Demeurent au crédit de l’ersatz
longuet, pasteurisé, tourné en studio, en Germanie, la lumière estimable de
Winding, collaborateur de Brisseau sur Noce blanche (1989) + L’Ange
noir (1994), d’Estibal sur Le Cochon de Gaza (2011) et,
surtout, la musique admirable de Puccini, n’en déplaise au snobisme spécialisé,
le livret tout sauf fastidieux de Giacosa & Illica, saluons Sardou,
Victorien, pas Michel, à la réflexivité inspirée, au féminisme offensif.

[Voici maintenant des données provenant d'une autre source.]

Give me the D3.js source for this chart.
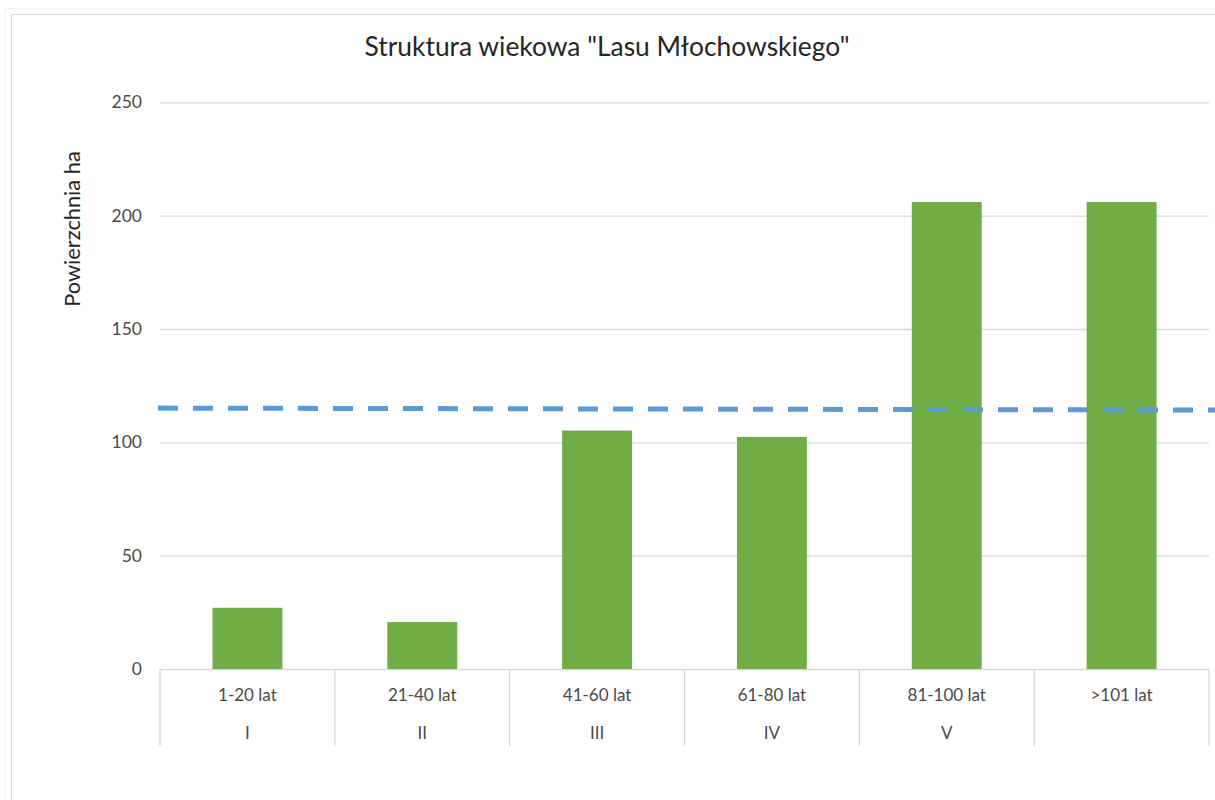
<!DOCTYPE html>
<html>
<head>
<meta charset="utf-8">
<script src="https://cdn.jsdelivr.net/npm/d3@7"></script>
<style>
  body { margin: 0; background: #fff; }
  text { font-family: Lato, "Open Sans", sans-serif; }
</style>
</head>
<body>
<svg id="chart"></svg>
<script>
// age-structure data
const ageRanges = ['1-20 lat', '21-40 lat', '41-60 lat', '61-80 lat', '81-100 lat', '>101 lat'];
const ageClasses = ['I', 'II', 'III', 'IV', 'V', ''];
const areaHa = [27, 20.7, 105.2, 102.4, 206, 206];
const yTicks = [0, 50, 100, 150, 200, 250];
// dashed reference line (category units, ha)
const refLinePos = [0, 6.2];
const refLineValues = [115.1, 114.2];

const W = 1215, H = 800;
const m = { left: 160, right: 1209, top: 102.3, bottom: 669 };

const svg = d3.select('#chart').attr('width', W).attr('height', H);

// chart frame
svg.append('rect').attr('x', 4.5).attr('y', 8.5).attr('width', W + 20).attr('height', H + 20)
  .attr('fill', 'none').attr('stroke', '#f2f2f2');
svg.append('rect').attr('x', 11.5).attr('y', 14.5).attr('width', W + 20).attr('height', H + 20)
  .attr('fill', '#fff').attr('stroke', '#d9d9d9');

const x = d3.scaleBand().domain(ageRanges).range([m.left, m.right]).paddingInner(0.6).paddingOuter(0.3);
const xLin = d3.scaleLinear().domain([0, ageRanges.length]).range([m.left, m.right]);
const y = d3.scaleLinear().domain([0, 250]).range([m.bottom, m.top]);

// gridlines + y labels
const yAxis = svg.append('g').attr('transform', `translate(${m.left},0)`)
  .call(d3.axisLeft(y).tickValues(yTicks).tickSize(-(m.right - m.left)).tickPadding(18));
yAxis.select('.domain').remove();
yAxis.selectAll('.tick line').attr('stroke', '#d9d9d9').attr('stroke-width', 1.3);
yAxis.selectAll('.tick text').attr('fill', '#4a4a4a').style('font-size', '17.5px');

// category separators
const bounds = d3.range(ageRanges.length + 1).map(i => xLin(i));
svg.append('g').selectAll('line').data(bounds).enter().append('line')
  .attr('x1', d => d).attr('x2', d => d)
  .attr('y1', m.bottom).attr('y2', 746)
  .attr('stroke', '#d9d9d9').attr('stroke-width', 1.3);

// bars
svg.append('g').selectAll('rect').data(areaHa).enter().append('rect')
  .attr('x', (d, i) => x(ageRanges[i]))
  .attr('width', x.bandwidth())
  .attr('y', d => y(d))
  .attr('height', d => y(0) - y(d))
  .attr('fill', '#70ad47');

// dashed line
svg.append('path')
  .datum(refLinePos.map((p, i) => [p, refLineValues[i]]))
  .attr('fill', 'none')
  .attr('stroke', '#5b9bd5')
  .attr('stroke-width', 5)
  .attr('stroke-dasharray', '20,15')
  .attr('d', d3.line().x(d => xLin(d[0]) - 2).y(d => y(d[1])));

// category labels, two rows
svg.append('g').selectAll('text').data(ageRanges).enter().append('text')
  .attr('x', d => x(d) + x.bandwidth() / 2)
  .attr('y', 701)
  .attr('text-anchor', 'middle')
  .attr('fill', '#4a4a4a')
  .style('font-size', '17px')
  .text(d => d);
svg.append('g').selectAll('text').data(ageClasses).enter().append('text')
  .attr('x', (d, i) => x(ageRanges[i]) + x.bandwidth() / 2)
  .attr('y', 739)
  .attr('text-anchor', 'middle')
  .attr('fill', '#4a4a4a')
  .style('font-size', '17px')
  .text(d => d);

// title
svg.append('text')
  .attr('x', 607).attr('y', 56)
  .attr('text-anchor', 'middle')
  .attr('fill', '#262626')
  .style('font-size', '26.4px')
  .text('Struktura wiekowa "Lasu Młochowskiego"');

// y axis title
svg.append('text')
  .attr('transform', 'translate(80,229) rotate(-90)')
  .attr('text-anchor', 'middle')
  .attr('fill', '#262626')
  .style('font-size', '21.8px')
  .text('Powierzchnia ha');
</script>
</body>
</html>
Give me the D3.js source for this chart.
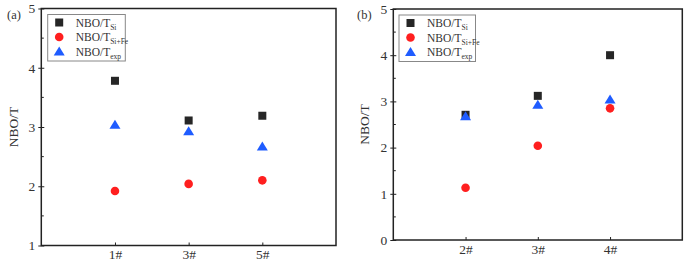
<!DOCTYPE html>
<html>
<head>
<meta charset="utf-8">
<script src="https://cdn.jsdelivr.net/npm/d3@7"></script>
<style>
  body { margin: 0; background: #fff; }
  svg text { font-family: "Liberation Serif", "DejaVu Serif", serif; }
</style>
</head>
<body>
<script>
// Panel (a)
const catsA = ["1#", "3#", "5#"];
const siA = [3.78, 3.11, 3.19];
const siFeA = [1.92, 2.04, 2.10];
const expA = [3.04, 2.93, 2.67];
const yTicksA = [1, 2, 3, 4, 5];

// Panel (b)
const catsB = ["2#", "3#", "4#"];
const siB = [2.71, 3.12, 4.00];
const siFeB = [1.13, 2.04, 2.85];
const expB = [2.68, 2.93, 3.04];
const yTicksB = [0, 1, 2, 3, 4, 5];

const seriesNames = [["NBO/T", "Si"], ["NBO/T", "Si+Fe"], ["NBO/T", "exp"]];
const colors = ["#262626", "#ff1f1f", "#1f5cff"];

const width = 685, height = 266;

const svg = d3.select("body").append("svg")
  .attr("width", width)
  .attr("height", height);

function marker(g, type, cx, cy) {
  if (type === 0) {
    g.append("rect").attr("x", cx - 4).attr("y", cy - 4)
      .attr("width", 8).attr("height", 8).attr("fill", colors[0]);
  } else if (type === 1) {
    g.append("circle").attr("cx", cx).attr("cy", cy).attr("r", 4.3)
      .attr("fill", colors[1]);
  } else {
    g.append("path")
      .attr("d", `M${cx},${cy - 5} L${cx + 5.5},${cy + 4} L${cx - 5.5},${cy + 4} Z`)
      .attr("fill", colors[2]);
  }
}

function panel(opts) {
  const { left, right, top, bottom, cats, series, yDomain, yTicks, tag, legendX, legendW, labelX } = opts;
  const g = svg.append("g");

  const x = d3.scaleLinear().domain([0, 4]).range([left, right]);
  const y = d3.scaleLinear().domain(yDomain).range([bottom, top]);

  // minor ticks (inside)
  const minor = d3.range(yDomain[0] + 0.5, yDomain[1], 1);
  g.selectAll(".minor").data(minor).join("line")
    .attr("x1", left).attr("x2", left + 2.5)
    .attr("y1", d => y(d)).attr("y2", d => y(d))
    .attr("stroke", "#222").attr("stroke-width", 1);

  // y axis
  const yAxis = g.append("g")
    .attr("transform", `translate(${left},0)`)
    .call(d3.axisLeft(y).tickValues(yTicks).tickFormat(d3.format("d")).tickSize(3).tickSizeOuter(0));
  yAxis.attr("font-family", null);
  yAxis.select(".domain").remove();
  yAxis.selectAll(".tick line").attr("x2", 3).attr("x1", -3).attr("stroke", "#222");
  yAxis.selectAll(".tick text")
    .attr("x", -6)
    .attr("font-size", 13.5)
    .attr("fill", "#333");

  // x axis
  const xAxis = g.append("g")
    .attr("transform", `translate(0,${bottom})`)
    .call(d3.axisBottom(x).tickValues([1, 2, 3]).tickFormat((d, i) => cats[i]).tickSize(0).tickSizeOuter(0));
  xAxis.attr("font-family", null);
  xAxis.select(".domain").remove();
  xAxis.selectAll(".tick text")
    .attr("y", 4)
    .attr("dy", "0.71em")
    .attr("font-size", 13.5)
    .attr("fill", "#333");
  xAxis.selectAll(".tick").append("line")
    .attr("y1", 0).attr("y2", -3).attr("stroke", "#222");

  // frame
  g.append("rect")
    .attr("x", left).attr("y", top)
    .attr("width", right - left).attr("height", bottom - top)
    .attr("fill", "none").attr("stroke", "#222").attr("stroke-width", 1.5);

  // y label
  g.append("text")
    .attr("transform", `translate(${labelX},${(top + bottom) / 2}) rotate(-90)`)
    .attr("text-anchor", "middle")
    .attr("dy", "0.35em")
    .attr("font-size", 13.5)
    .attr("fill", "#333")
    .text("NBO/T");

  // panel tag
  g.append("text")
    .attr("x", tag.x).attr("y", tag.y)
    .attr("font-size", 12.5)
    .attr("fill", "#333")
    .text(tag.text);

  // data markers
  series.forEach((vals, s) => {
    vals.forEach((v, i) => marker(g, s, x(i + 1), y(v)));
  });

  // legend
  const lg = g.append("g");
  lg.append("rect")
    .attr("x", legendX).attr("y", top + 6)
    .attr("width", legendW).attr("height", 46.5)
    .attr("fill", "#fff").attr("stroke", "#888").attr("stroke-width", 1);
  seriesNames.forEach((n, i) => {
    const cy = top + 14 + i * 14.5;
    marker(lg, i, legendX + 11.5, cy);
    const t = lg.append("text")
      .attr("x", legendX + 28).attr("y", cy + 4)
      .attr("font-size", 11.5)
      .attr("fill", "#333");
    t.append("tspan").text(n[0]);
    t.append("tspan").attr("dy", 3).attr("font-size", 7.5).text(n[1]);
  });
}

panel({
  left: 41.3, right: 336, top: 8.5, bottom: 245.5,
  cats: catsA, series: [siA, siFeA, expA],
  yDomain: [1, 5], yTicks: yTicksA,
  tag: { x: 7, y: 19, text: "(a)" },
  legendX: 47.7, legendW: 77.6, labelX: 13
});

panel({
  left: 393.3, right: 682.3, top: 9, bottom: 240,
  cats: catsB, series: [siB, siFeB, expB],
  yDomain: [0, 5], yTicks: yTicksB,
  tag: { x: 357, y: 19, text: "(b)" },
  legendX: 399, legendW: 76.5, labelX: 364
});
</script>
</body>
</html>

En
parallèle du replay inversé, au bord
du burlesque plus ou moins volontaire, de l’interlude du troisième acte, l’ultime
plan diégétique du mélodrame étymologique comporte un petit nuage de poussière
drolatique, provoqué par le vol plané de l’héroïne suicidaire, manière, in extremis,
de relativiser la tragédie, d’éloigner le lyrisme, avant de conclure à la
console, de revenir en zoom arrière
au noir et blanc de la session collective. Quelque part, sur microsillon EMI,
Maria se marre tandis que le lecteur, si ma prose lui importe, se consolera en
compagnie des Contes d’Hoffmann (Powell & Pressburger, 1951), Phantom
of the Paradise (De Palma, 1974), Princesse Chang Ping (Woo, 1975), M.Butterfly (Cronenberg, 1993) ou, par perversité verdienne, l’obscur-séminal
Opéra
(1987) d’Argento. Dans ce titre-ci, sa Betty à lui, tout autant traumatisée que
celle de Beineix, amateur notoire de bel canto éclairé au néon à la con,
revoyez, si vous l’osez, Diva (1980), 37°2 le matin (1986),
doit garder les yeux ouverts, sous peine de se les crever. Ainsi se passa la pénible
soirée, boucle bouclée d’inoffensive inanité rétive au renversant, au
sublime, au premier degré davantage qu’à l’exercice de style maniéré,
chloroformé, oubliable et déjà oublié.